• DATASET EXTRACT:
•••••

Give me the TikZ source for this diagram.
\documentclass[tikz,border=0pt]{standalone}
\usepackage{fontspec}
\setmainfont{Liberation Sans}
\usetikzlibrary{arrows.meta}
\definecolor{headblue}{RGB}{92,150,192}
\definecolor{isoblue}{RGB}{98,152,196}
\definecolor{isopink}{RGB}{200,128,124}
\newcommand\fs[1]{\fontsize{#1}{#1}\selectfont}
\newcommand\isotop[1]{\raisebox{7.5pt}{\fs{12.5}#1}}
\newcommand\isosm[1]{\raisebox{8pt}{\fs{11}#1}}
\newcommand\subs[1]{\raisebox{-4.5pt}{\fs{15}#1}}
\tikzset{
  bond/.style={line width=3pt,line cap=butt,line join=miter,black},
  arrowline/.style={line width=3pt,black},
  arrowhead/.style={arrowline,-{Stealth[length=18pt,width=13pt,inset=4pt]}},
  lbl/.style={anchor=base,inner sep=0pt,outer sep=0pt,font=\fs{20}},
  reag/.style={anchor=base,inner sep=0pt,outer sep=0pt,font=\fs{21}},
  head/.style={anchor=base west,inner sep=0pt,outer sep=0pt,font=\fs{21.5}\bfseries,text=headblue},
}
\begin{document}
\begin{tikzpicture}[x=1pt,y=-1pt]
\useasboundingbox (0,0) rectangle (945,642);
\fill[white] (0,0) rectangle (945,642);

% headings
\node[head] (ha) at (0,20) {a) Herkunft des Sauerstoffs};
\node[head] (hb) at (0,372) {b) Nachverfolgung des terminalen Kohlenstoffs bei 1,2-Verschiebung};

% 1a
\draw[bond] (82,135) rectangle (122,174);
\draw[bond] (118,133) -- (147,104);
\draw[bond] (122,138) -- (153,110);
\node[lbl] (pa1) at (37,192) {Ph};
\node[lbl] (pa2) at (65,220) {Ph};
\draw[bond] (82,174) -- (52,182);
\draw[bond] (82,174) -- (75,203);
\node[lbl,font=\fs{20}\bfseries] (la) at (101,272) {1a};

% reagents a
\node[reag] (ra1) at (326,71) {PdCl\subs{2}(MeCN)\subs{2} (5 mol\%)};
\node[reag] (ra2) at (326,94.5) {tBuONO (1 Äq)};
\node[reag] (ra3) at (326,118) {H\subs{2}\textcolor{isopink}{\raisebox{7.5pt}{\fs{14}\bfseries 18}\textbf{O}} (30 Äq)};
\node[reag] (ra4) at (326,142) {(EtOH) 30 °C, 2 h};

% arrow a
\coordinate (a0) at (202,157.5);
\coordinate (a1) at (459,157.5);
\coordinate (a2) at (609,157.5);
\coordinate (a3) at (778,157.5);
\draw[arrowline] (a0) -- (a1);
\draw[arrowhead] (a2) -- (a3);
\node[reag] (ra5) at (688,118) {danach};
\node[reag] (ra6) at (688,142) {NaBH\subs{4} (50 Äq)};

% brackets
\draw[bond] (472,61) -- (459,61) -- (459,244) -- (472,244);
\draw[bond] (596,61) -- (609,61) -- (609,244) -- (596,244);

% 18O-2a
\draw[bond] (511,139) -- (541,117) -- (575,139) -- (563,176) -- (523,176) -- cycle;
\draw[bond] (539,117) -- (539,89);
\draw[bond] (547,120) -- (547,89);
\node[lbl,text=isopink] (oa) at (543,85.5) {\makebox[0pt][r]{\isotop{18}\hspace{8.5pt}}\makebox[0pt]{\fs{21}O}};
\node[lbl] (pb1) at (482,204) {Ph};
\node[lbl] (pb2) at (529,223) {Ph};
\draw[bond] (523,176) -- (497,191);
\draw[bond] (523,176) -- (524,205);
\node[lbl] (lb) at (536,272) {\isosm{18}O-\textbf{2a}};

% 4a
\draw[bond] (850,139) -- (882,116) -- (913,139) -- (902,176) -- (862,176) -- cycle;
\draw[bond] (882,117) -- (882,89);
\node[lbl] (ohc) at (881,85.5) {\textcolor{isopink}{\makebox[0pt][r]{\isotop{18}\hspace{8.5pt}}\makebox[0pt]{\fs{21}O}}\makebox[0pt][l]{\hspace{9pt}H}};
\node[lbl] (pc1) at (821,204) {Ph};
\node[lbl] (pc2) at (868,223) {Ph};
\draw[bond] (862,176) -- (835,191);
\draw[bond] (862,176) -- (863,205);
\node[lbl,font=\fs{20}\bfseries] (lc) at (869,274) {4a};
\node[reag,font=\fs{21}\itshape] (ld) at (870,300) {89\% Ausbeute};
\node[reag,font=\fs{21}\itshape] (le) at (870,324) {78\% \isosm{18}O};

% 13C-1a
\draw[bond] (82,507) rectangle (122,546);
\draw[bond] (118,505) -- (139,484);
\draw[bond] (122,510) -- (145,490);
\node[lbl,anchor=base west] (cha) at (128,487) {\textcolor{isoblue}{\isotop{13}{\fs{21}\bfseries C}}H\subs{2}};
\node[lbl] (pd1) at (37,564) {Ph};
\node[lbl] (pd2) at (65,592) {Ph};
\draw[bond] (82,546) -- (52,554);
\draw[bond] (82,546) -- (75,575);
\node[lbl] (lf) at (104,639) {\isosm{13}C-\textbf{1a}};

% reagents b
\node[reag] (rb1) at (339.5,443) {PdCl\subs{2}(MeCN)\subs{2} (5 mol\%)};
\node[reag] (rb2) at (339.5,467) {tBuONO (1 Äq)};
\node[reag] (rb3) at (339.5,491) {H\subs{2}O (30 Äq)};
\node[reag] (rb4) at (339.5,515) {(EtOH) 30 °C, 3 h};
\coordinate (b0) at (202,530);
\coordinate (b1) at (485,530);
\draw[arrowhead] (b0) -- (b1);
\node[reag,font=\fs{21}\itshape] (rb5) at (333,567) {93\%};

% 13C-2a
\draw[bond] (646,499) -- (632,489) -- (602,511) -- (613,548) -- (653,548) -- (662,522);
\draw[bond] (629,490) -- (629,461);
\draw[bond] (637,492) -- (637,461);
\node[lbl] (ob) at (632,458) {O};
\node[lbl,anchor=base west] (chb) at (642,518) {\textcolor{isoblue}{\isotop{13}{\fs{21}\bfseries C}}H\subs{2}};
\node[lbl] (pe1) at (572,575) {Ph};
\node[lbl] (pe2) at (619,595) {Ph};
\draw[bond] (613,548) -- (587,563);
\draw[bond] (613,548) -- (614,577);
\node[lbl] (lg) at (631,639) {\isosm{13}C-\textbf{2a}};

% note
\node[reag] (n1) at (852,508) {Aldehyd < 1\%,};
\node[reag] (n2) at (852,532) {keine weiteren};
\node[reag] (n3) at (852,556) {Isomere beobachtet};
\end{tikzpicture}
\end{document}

•••••

• GIVEN PROBLEM: Extract the lines above, from the first one through the one containing "(hb) at (0,372)", and return only those, unchanged.

• THE SOLUTION:
Give me the TikZ source for this diagram.
\documentclass[tikz,border=0pt]{standalone}
\usepackage{fontspec}
\setmainfont{Liberation Sans}
\usetikzlibrary{arrows.meta}
\definecolor{headblue}{RGB}{92,150,192}
\definecolor{isoblue}{RGB}{98,152,196}
\definecolor{isopink}{RGB}{200,128,124}
\newcommand\fs[1]{\fontsize{#1}{#1}\selectfont}
\newcommand\isotop[1]{\raisebox{7.5pt}{\fs{12.5}#1}}
\newcommand\isosm[1]{\raisebox{8pt}{\fs{11}#1}}
\newcommand\subs[1]{\raisebox{-4.5pt}{\fs{15}#1}}
\tikzset{
  bond/.style={line width=3pt,line cap=butt,line join=miter,black},
  arrowline/.style={line width=3pt,black},
  arrowhead/.style={arrowline,-{Stealth[length=18pt,width=13pt,inset=4pt]}},
  lbl/.style={anchor=base,inner sep=0pt,outer sep=0pt,font=\fs{20}},
  reag/.style={anchor=base,inner sep=0pt,outer sep=0pt,font=\fs{21}},
  head/.style={anchor=base west,inner sep=0pt,outer sep=0pt,font=\fs{21.5}\bfseries,text=headblue},
}
\begin{document}
\begin{tikzpicture}[x=1pt,y=-1pt]
\useasboundingbox (0,0) rectangle (945,642);
\fill[white] (0,0) rectangle (945,642);

% headings
\node[head] (ha) at (0,20) {a) Herkunft des Sauerstoffs};
\node[head] (hb) at (0,372) {b) Nachverfolgung des terminalen Kohlenstoffs bei 1,2-Verschiebung};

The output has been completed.